Sasuga, Staff member of the year.



Mbxx said:


> I added support tickets now to avoid the spam on the guest category + soon there will be covers for forums + profiles (in testing). Check my profile for preview.



By the way, which series is the art in yours from?

Reactions: Like 1


----------



## FLORIDA MAN (Feb 27, 2017)

And also who is the character in your avatar/signature, and what is he doing?

Reactions: Like 1


----------



## Felt (Feb 27, 2017)

I also have a cover which you can see.


----------



## FLORIDA MAN (Feb 27, 2017)

Felt said:


> I also have a cover which you can see.



wait is this a staff only option


----------



## White Wolf (Feb 27, 2017)

WAD said:


> wait is this a staff only option


They're the guinea pig examples I think, and it's to be released(?)


----------



## Felt (Feb 27, 2017)

WAD said:


> wait is this a staff only option


It's being tested before being properly rolled out.


----------



## FLORIDA MAN (Feb 27, 2017)

ok awesome i have some great hentai i wanna show off


----------



## Felt (Feb 27, 2017)

Mbxx said:


> Felt... its yet in testing. Remember. Thanks.


That's why I tested it.


----------



## dream (Feb 27, 2017)

WAD said:


> ok awesome i have some great hentai i wanna show off



i*c*st hentai?


----------



## FLORIDA MAN (Feb 27, 2017)

Dream said:


> i*c*st hentai?



y-yes


----------



## Viole (Feb 28, 2017)

WAD said:


> Sasuga, Staff member of the year.
> 
> 
> 
> By the way, which series is the art in yours from?


Drifters
from the Author of Hellsing 


and fuck yea about time we got covers /o/
Thanks MBXX <3


----------



## NO (Feb 28, 2017)

Mbxx said:


> I added support tickets now to avoid the spam on the guest category + soon there will be covers for forums + profiles (in testing). Check my profile for preview.

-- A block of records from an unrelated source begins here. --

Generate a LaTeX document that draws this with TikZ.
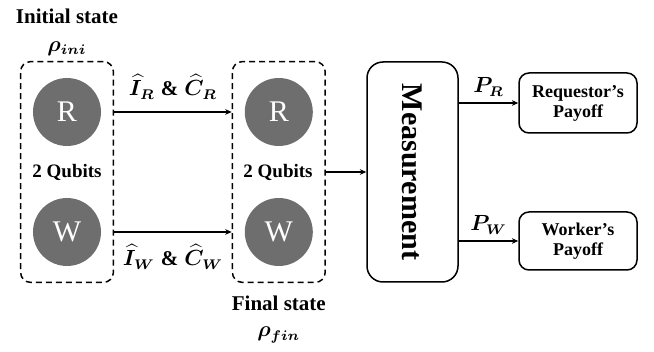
\documentclass[tikz,border=0pt]{standalone}
\usepackage{amsmath,amssymb,bm}
\usepackage{fontspec}
\setmainfont{Liberation Serif}
\usepackage{tikz}
\usetikzlibrary{arrows.meta,positioning,fit}
\definecolor{qfill}{HTML}{6E6E6E}
\tikzset{
  >={Stealth[length=3.2pt,width=2.8pt]},
  qubit/.style={circle,fill=qfill,draw=none,minimum size=34pt,inner sep=0pt,text=white,font=\fontsize{15}{15}\selectfont},
  grp/.style={draw,dash pattern=on 3pt off 2pt,line width=0.75pt,rounded corners=5pt},
  box/.style={draw,line width=0.75pt,rounded corners=5pt,align=center,inner sep=1pt,font=\bfseries\fontsize{9}{10}\selectfont},
  lab/.style={font=\bfseries\fontsize{10.5}{12}\selectfont,align=center,inner sep=1pt},
  arr/.style={->,line width=0.75pt},
}

\begin{document}
\begin{tikzpicture}[x=0.5pt,y=-0.5pt]
\useasboundingbox (0,0) rectangle (654,352);
% initial state
\node[qubit] (r1) at (67,112) {R};
\node[qubit] (w1) at (67,232) {W};
\node[lab,font=\bfseries\fontsize{9.5}{11}\selectfont] (q1) at (67,172) {2 Qubits};
\node[grp,fit=(r1)(w1),inner xsep=6pt,inner ysep=8pt] (g1) {};
\node[lab,above=1.5pt of g1] (rho1) {$\bm{\rho_{ini}}$};
\node[lab,above=6.5pt of rho1] (t1) {Initial state};
% final state
\node[qubit,right=71.5pt of r1] (r2) {R};
\node[qubit,right=71.5pt of w1] (w2) {W};
\node[lab,font=\bfseries\fontsize{9.5}{11}\selectfont] (q2) at (278,172) {2 Qubits};
\node[grp,fit=(r2)(w2),inner xsep=6pt,inner ysep=8pt] (g2) {};
\node[lab,below=5pt of g2] (t2) {Final state};
\node[lab,below=6pt of t2] (rho2) {$\bm{\rho_{fin}}$};
% measurement and payoffs
\node[box,minimum width=45.5pt,minimum height=110pt,rounded corners=8pt] (meas) at (412.5,172)
  {\fontsize{15}{15}\selectfont\rotatebox{-90}{Measurement}};
\node[box,minimum width=59pt,minimum height=30pt] (req) at (578,103) {Requestor’s\\Payoff};
\node[box,minimum width=59pt,minimum height=29pt] (wrk) at (578,241) {Worker’s\\Payoff};
% connectors
\draw[arr] (g1.east |- r1) -- (g2.west |- r1) node[lab,midway,above=5pt] (opr) {$\bm{\widehat{I}_R}\;\text{\&}\;\bm{\widehat{C}_R}$};
\draw[arr] (g1.east |- w1) -- (g2.west |- w1) node[lab,midway,below=5pt] (opw) {$\bm{\widehat{I}_W}\;\text{\&}\;\bm{\widehat{C}_W}$};
\draw[arr] (g2.east |- q2) -- (meas.west |- q2);
\draw[arr] (meas.east |- req) -- (req.west) node[lab,midway,above=2pt] (pr) {$\bm{P_R}$};
\draw[arr] (meas.east |- wrk) -- (wrk.west) node[lab,midway,above=2pt] (pw) {$\bm{P_W}$};
\end{tikzpicture}
\end{document}
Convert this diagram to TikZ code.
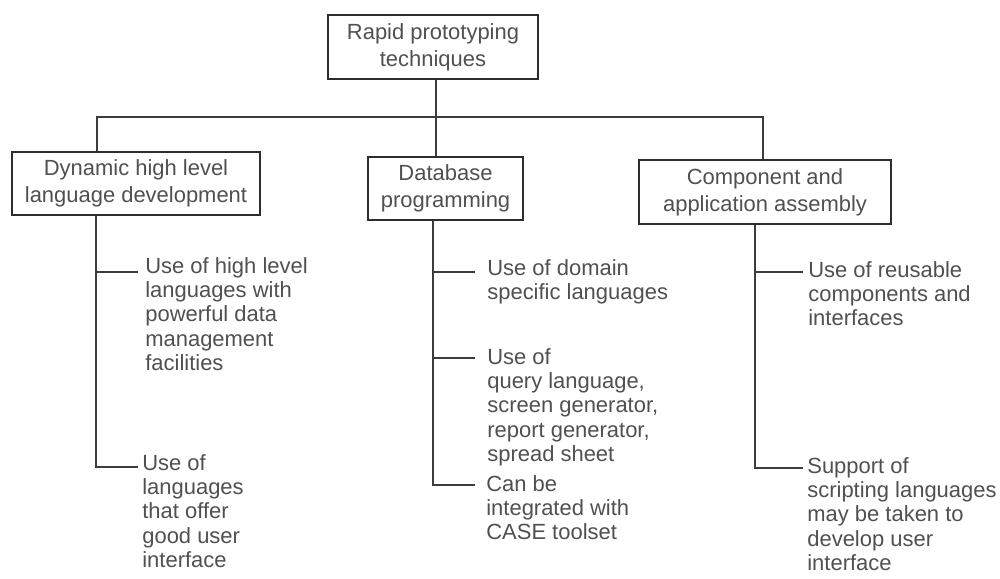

My feedback is that they're too tall vertically. 700x250 is a lot better than 700x400.


----------



## Viole (Feb 28, 2017)

jayjay³² said:


> My feedback is that they're too tall vertically. 700x250 is a lot better than 700x400.


700 x 300/350 works better actually.


----------



## Xiammes (Mar 1, 2017)

Mbxx said:


> Added it now for Mods too.



Are you sure you enabled the permissions?


----------



## Xiammes (Mar 1, 2017)

Mbxx said:


> Yes for testing.



Whats the proper file dimensions, my image looks different based on the size of my browser. I didn't see anything that tells me.


----------



## Felt (Mar 1, 2017)

Looking good.


----------